Turners reports minimal impact after cargo ships turned away due to stink bug
By Rebecca Howard
Feb. 27 (BusinessDesk) - Turners Automotive Group, New Zealand's largest second-hand vehicle retailer, said there has been minimal impact on its business from cargo ships being turned away from local ports after brown marmorated stink bugs were detected and it is even seeing some short-term benefit.
Scores of stink bugs - considered a major biosecurity threat to grapes, kiwifruit, apples, citrus and stone fruit, corn and many other valuable crops - were detected by the Ministry of Primary Industries in three car carriers in recent weeks. MPI directed all three - carrying around 10,000 to 12,000 new and used vehicles and machinery - to leave New Zealand.
Turners, which operates both the Turners Cars and Buy Right Cars businesses, said its diversified supply chain meant its ability to meet consumer demand has not been impacted. While it has a small number of vehicles on the affected ships, the majority of its supply is in the New Zealand market as people buy and sell second-hand vehicles and it landed imported vehicles off other ships in the last week, it said.

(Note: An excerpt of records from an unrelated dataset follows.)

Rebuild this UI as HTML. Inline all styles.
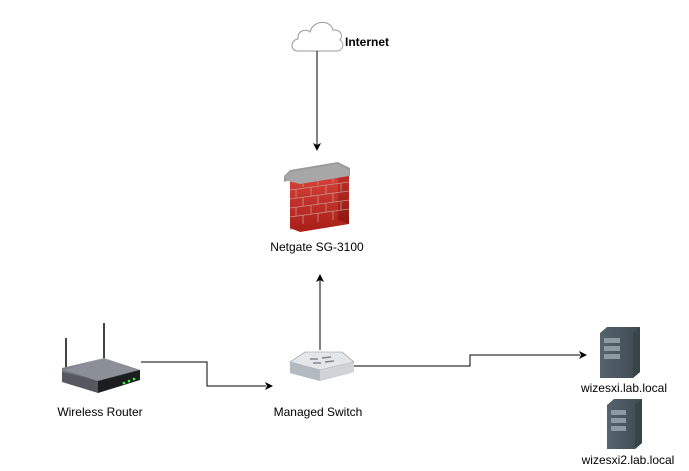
<!DOCTYPE html>
<html><head><meta charset="utf-8"><style>
html,body{margin:0;padding:0;background:#fff;}
svg{display:block;font-family:"Liberation Sans",Arial,sans-serif;}
</style></head><body>
<svg width="689" height="471" viewBox="0 0 689 471" xmlns="http://www.w3.org/2000/svg">
<defs>
<linearGradient id="brick" x1="0" y1="0" x2="0" y2="1"><stop offset="0" stop-color="#d9443a"/><stop offset="1" stop-color="#a91e18"/></linearGradient>
<linearGradient id="brickSide" x1="0" y1="0" x2="0" y2="1"><stop offset="0" stop-color="#c2322a"/><stop offset="1" stop-color="#8e1611"/></linearGradient>
<linearGradient id="rt" x1="0" y1="0" x2="0" y2="1"><stop offset="0" stop-color="#9aa0a8"/><stop offset="1" stop-color="#3a3d42"/></linearGradient>
<linearGradient id="sv" x1="0" y1="0" x2="1" y2="0"><stop offset="0" stop-color="#56636c"/><stop offset="1" stop-color="#3f4a52"/></linearGradient>
</defs>
<!-- cloud -->
<path d="M298,51 C290,51 290,40 298,39 C297,31 306,28 310,32 C313,20 330,19 333,30 C340,29 344,36 340,40 C345,43 343,51 337,51 Z" fill="#fff" stroke="#999" stroke-width="1"/>
<text x="345" y="46" font-size="12" font-weight="bold" fill="#000">Internet</text>
<!-- cloud -> firewall -->
<line x1="317" y1="51" x2="317" y2="145" stroke="#000" stroke-width="1"/>
<path d="M313,143 L317,151 L321,143 L317,145 Z" fill="#000"/>
<!-- firewall -->
<path d="M290,174 L338,166 L338,222 L290,230 Z" fill="#bbb"/>
<path d="M290,180 L338,172 L349,176 L349,224 L300,232 L290,228 Z" fill="url(#brick)"/>
<path d="M338,172 L349,176 L349,224 L338,220 Z" fill="url(#brickSide)"/>
<g stroke="#c9938c" stroke-width="0.8" fill="none">
<path d="M290,190 L349,182 M290,199 L349,191 M290,208 L349,200 M290,217 L349,209"/>
<path d="M303,178 L303,187 M318,176 L318,185 M333,174 L333,183 M296,189 L296,198 M311,187 L311,196 M326,185 L326,194 M341,183 L341,192 M303,197 L303,206 M318,195 L318,204 M333,193 L333,202 M296,207 L296,216 M311,205 L311,214 M326,203 L326,212 M341,201 L341,210 M303,215 L303,224 M318,213 L318,222 M333,211 L333,220"/>
</g>
<path d="M284,176 L290,170 L338,162 L350,168 L350,176 L338,172 L290,180 L284,182 Z" fill="#9a9a9a"/>
<path d="M284,176 L290,172 L338,164 L349,170 L349,176 L300,184 L288,181 Z" fill="#a7a7a7"/>
<text x="317" y="251" font-size="12" text-anchor="middle" fill="#000">Netgate SG-3100</text>
<!-- switch -> firewall -->
<line x1="320" y1="350" x2="320" y2="280" stroke="#000" stroke-width="1"/>
<path d="M316,282 L320,274 L324,282 L320,280 Z" fill="#000"/>
<!-- switch -->
<path d="M290,362 L305,352 L342,352 L354,362 L354,372 L320,381 L290,373 Z" fill="#8c939c"/>
<path d="M290,362 L305,352 L342,352 L354,362 L320,370 Z" fill="#e4e7ea" stroke="#8a9098" stroke-width="0.6"/>
<path d="M320,370 L354,362 L354,372 L320,381 Z" fill="#d0d4d8"/>
<path d="M290,362 L320,370 L320,381 L290,373 Z" fill="#b4bac1"/>
<g stroke="#7c838c" stroke-width="1.4"><line x1="310" y1="359" x2="318" y2="359"/><line x1="322" y1="358" x2="331" y2="357"/><line x1="313" y1="363" x2="321" y2="363"/><line x1="325" y1="362" x2="334" y2="361"/></g>
<text x="318" y="416" font-size="12" text-anchor="middle" fill="#000">Managed Switch</text>
<!-- router -->
<line x1="66" y1="338" x2="66" y2="372" stroke="#444" stroke-width="2"/>
<line x1="104" y1="323" x2="104" y2="360" stroke="#444" stroke-width="2"/>
<path d="M62,368 L104,358 L140,370 L140,378 L98,392 L62,380 Z" fill="url(#rt)"/>
<path d="M64,370 L104,359 L138,370 L98,381 Z" fill="#8b9098"/>
<path d="M98,381 L140,370 L140,380 L98,393 Z" fill="#1c1d20"/>
<path d="M62,372 L98,381 L98,393 L62,382 Z" fill="#55595f"/>
<circle cx="124" cy="383" r="1.3" fill="#3f3"/><circle cx="129" cy="381" r="1.3" fill="#3f3"/><circle cx="134" cy="379" r="1.3" fill="#3f3"/>
<text x="100" y="416" font-size="12" text-anchor="middle" fill="#000">Wireless Router</text>
<!-- router -> switch -->
<polyline points="141,362 207,362 207,386 266,386" fill="none" stroke="#000" stroke-width="1"/>
<path d="M265,382 L273,386 L265,390 L267,386 Z" fill="#000"/>
<!-- switch -> server -->
<polyline points="354,366 470,366 470,355 580,355" fill="none" stroke="#000" stroke-width="1"/>
<path d="M579,351 L587,355 L579,359 L581,355 Z" fill="#000"/>
<!-- server 1 -->
<path d="M600,333 L607,327 L640,327 L640,372 L633,378 L600,378 Z" fill="url(#sv)"/>
<path d="M633,333 L640,327 L640,372 L633,378 Z" fill="#39434a"/>
<g fill="#8e9aa2"><rect x="604" y="338" width="16" height="5"/><rect x="604" y="346" width="16" height="5"/><rect x="604" y="354" width="16" height="5"/></g>
<text x="624" y="392" font-size="12" text-anchor="middle" fill="#000">wizesxi.lab.local</text>
<!-- server 2 -->
<path d="M607,405 L614,399 L642,399 L642,443 L635,449 L607,449 Z" fill="url(#sv)"/>
<path d="M635,405 L642,399 L642,443 L635,449 Z" fill="#39434a"/>
<g fill="#8e9aa2"><rect x="611" y="410" width="15" height="5"/><rect x="611" y="418" width="15" height="5"/><rect x="611" y="426" width="15" height="5"/></g>
<text x="628" y="464" font-size="12" text-anchor="middle" fill="#000">wizesxi2.lab.local</text>
</svg>
</body></html>
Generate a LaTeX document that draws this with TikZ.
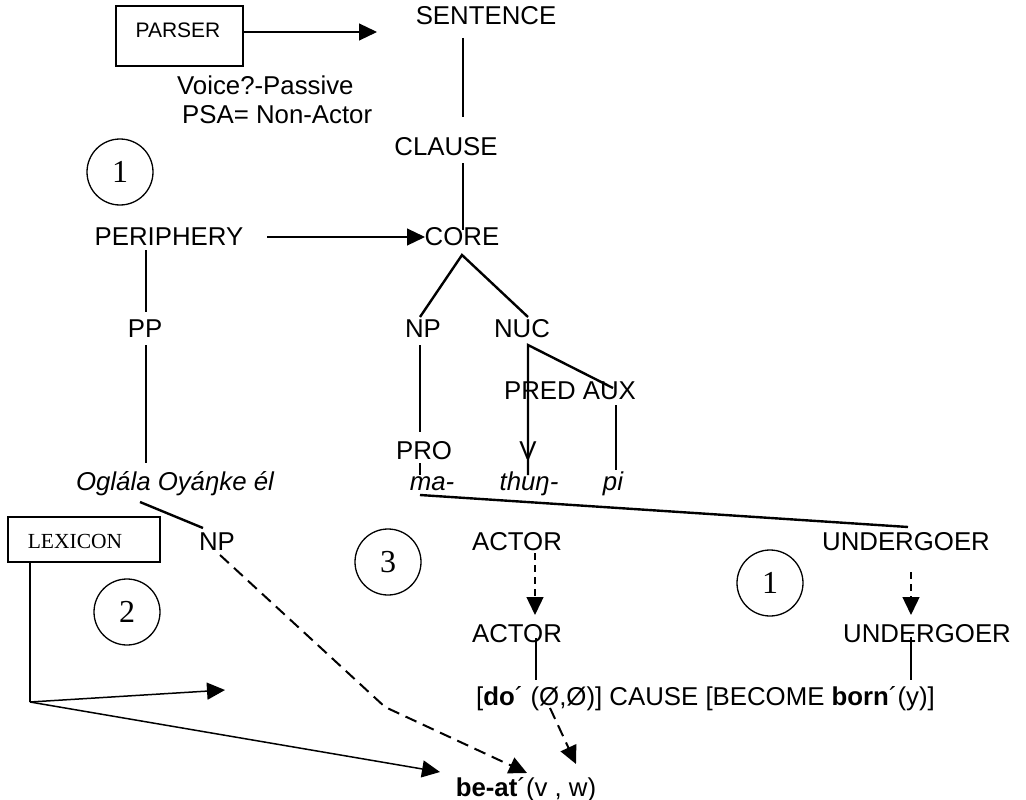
\documentclass[tikz,border=0pt]{standalone}
\usepackage{fontspec}
\setmainfont{Liberation Sans}
\newfontfamily\sansmain{Liberation Sans}
\newfontfamily\serifnum{Liberation Serif}
\usetikzlibrary{arrows.meta}
\begin{document}
\begin{tikzpicture}[x=1pt,y=-1pt,
  lbl/.style={inner sep=0pt, anchor=base, font=\sansmain\fontsize{25.8}{30}\selectfont},
  ital/.style={inner sep=0pt, anchor=base, font=\sansmain\fontsize{25.8}{30}\selectfont\itshape},
  tree/.style={line width=2.4pt},
  tip/.style={-{Triangle[length=18pt,width=17pt]}},
  thinarr/.style={line width=1.2pt, tip},
  lexarr/.style={line width=1.5pt, tip},
  dasharr/.style={line width=1.4pt, dash pattern=on 7pt off 5pt, tip},
  longdash/.style={line width=2pt, dash pattern=on 12pt off 7pt, tip},
  boxed/.style={draw, line width=1.3pt, inner sep=0pt},
  num/.style={draw, circle, line width=1.3pt, minimum size=66pt, inner sep=0pt,
    font=\serifnum\fontsize{32}{36}\selectfont},
]
\useasboundingbox (0,0) rectangle (1026,800);

% boxes
\node[boxed, minimum width=127pt, minimum height=60pt] (parserbox) at (179.5,36) {};
\node[inner sep=0pt, anchor=base, font=\sansmain\fontsize{21}{24}\selectfont] (parser) at (178,38) {PARSER};
\node[boxed, minimum width=152pt, minimum height=45pt] (lexbox) at (84,539.5) {};
\node[inner sep=0pt, anchor=base, font=\serifnum\fontsize{21.5}{24}\selectfont] (lexicon) at (75,548) {LEXICON};

% circled numbers
\node[num] (c1) at (120,172) {1};
\node[num] (c2) at (127,612) {2};
\node[num] (c3) at (388,562) {3};
\node[num] (c4) at (770,583) {1};

% labels
\node[lbl] (sentence) at (486,25) {SENTENCE};
\node[lbl, anchor=base west] (voice) at (177,95) {Voice?-Passive};
\node[lbl, anchor=base west] (psa) at (182,123) {PSA= Non-Actor};
\node[lbl] (clause) at (446,155) {CLAUSE};
\node[lbl] (periphery) at (169,245) {PERIPHERY};
\node[lbl] (core) at (462,245) {CORE};
\node[lbl] (pp) at (145,337) {PP};
\node[lbl] (np1) at (423,337) {NP};
\node[lbl] (nuc) at (522,337) {NUC};
\node[lbl] (predaux) at (570,399) {PRED AUX};
\node[lbl] (pro) at (424,459) {PRO};
\node[lbl] (v) at (528,459) {V};
\node[ital] (ogl) at (175,490) {Oglála Oyáŋke él};
\node[ital] (ma) at (432,490) {ma-};
\node[ital] (thun) at (529,490) {thuŋ-};
\node[ital] (pi) at (613,490) {pi};
\node[lbl] (np2) at (217,550) {NP};
\node[lbl] (actor1) at (517,550) {ACTOR};
\node[lbl] (under1) at (906,550) {UNDERGOER};
\node[lbl] (actor2) at (517,642) {ACTOR};
\node[lbl] (under2) at (927,642) {UNDERGOER};
\node[lbl] (formula) at (705.5,705) {[\textbf{do}´ (Ø,Ø)] CAUSE [BECOME \textbf{born}´(y)]};
\node[lbl] (beat) at (526,796) {\textbf{be-at}´(v , w)};

% connector end points
\coordinate (pa1) at (243,32);   \coordinate (pa2) at (377,32);
\coordinate (s1) at (463,38);    \coordinate (s2) at (463,117);
\coordinate (cl1) at (463,163);  \coordinate (cl2) at (463,230);
\coordinate (pe1) at (267,237);  \coordinate (pe2) at (425,237);
\coordinate (co) at (462,255);
\coordinate (np1t) at (420,317); \coordinate (nuct) at (528,317);
\coordinate (pe3) at (146,250);  \coordinate (pp1) at (146,312);
\coordinate (pp2) at (146,345);  \coordinate (og1) at (146,463);
\coordinate (np1b) at (420,345); \coordinate (prot) at (420,432);
\coordinate (nucb) at (528,345); \coordinate (auxt) at (613,388);
\coordinate (vb) at (528,475);
\coordinate (auxb) at (616,405); \coordinate (pit) at (616,470);
\coordinate (prob) at (420,463); \coordinate (mat) at (420,475);
\coordinate (mab) at (420,495);  \coordinate (un1t) at (908,527);
\coordinate (ogb) at (140,502);  \coordinate (np2t) at (203,528);
\coordinate (np2b) at (220,555); \coordinate (bend) at (385,707); \coordinate (bt1) at (527,773);
\coordinate (ac1b) at (535,553); \coordinate (ac2t) at (535,615);
\coordinate (un1b) at (911,572); \coordinate (un2t) at (911,615);
\coordinate (ac2b) at (536,638); \coordinate (fo1) at (536,680);
\coordinate (un2b) at (911,637); \coordinate (fo2) at (911,680);
\coordinate (oslash) at (550,708); \coordinate (bt2) at (576,764);
\coordinate (lx1) at (30,562);   \coordinate (lx2) at (30,702);
\coordinate (lxa) at (225,690);  \coordinate (bt3) at (440,772);

% connectors
\draw[thinarr] (pa1) -- (pa2);
\draw[tree] (s1) -- (s2);
\draw[tree] (cl1) -- (cl2);
\draw[thinarr] (pe1) -- (pe2);
\draw[tree] (np1t) -- (co) -- (nuct);
\draw[tree] (pe3) -- (pp1);
\draw[tree] (pp2) -- (og1);
\draw[tree] (np1b) -- (prot);
\draw[tree] (auxt) -- (nucb) -- (vb);
\draw[tree] (auxb) -- (pit);
\draw[tree] (prob) -- (mat);
\draw[tree] (mab) -- (un1t);
\draw[tree] (ogb) -- (np2t);
\draw[longdash] (np2b) -- (bend) -- (bt1);
\draw[dasharr] (ac1b) -- (ac2t);
\draw[dasharr] (un1b) -- (un2t);
\draw[tree] (ac2b) -- (fo1);
\draw[tree] (un2b) -- (fo2);
\draw[longdash] (oslash) -- (bt2);
\draw[line width=2.4pt] (lx1) -- (lx2);
\draw[lexarr] (lx2) -- (lxa);
\draw[lexarr] (lx2) -- (bt3);
\end{tikzpicture}
\end{document}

Chief executive Todd Hunter said the company is even benefiting in the short-term as its wholesale auction channel provides an alternative supply option. Customers are also turning to large retailers due to their large supply of stock available, he said.
Last week MPI said all used vehicles - cars and trucks - will be required to undergo inspection and cleaning at an MPI-approved facility in Japan prior to export. Any used machinery or other types of used vehicles from Japan will require certification proving it has undergone cleaning by an appropriate provider, according to MPI.
The initial changes only affect used vehicles but MPI said it is also working with the new vehicle industry and will look to implement changes in that pathway as well.
Hunter said Turners supports MPI's actions: "Getting an effective solution on the supplier side has to be a critical part of the solution. Pleasingly, many of our Japanese suppliers have already started taking preventative actions to ensure stock is fumigated and bug-free before being loaded onto ships."
The stock last traded at $2.90 and has shed 23 percent over the past 12 months.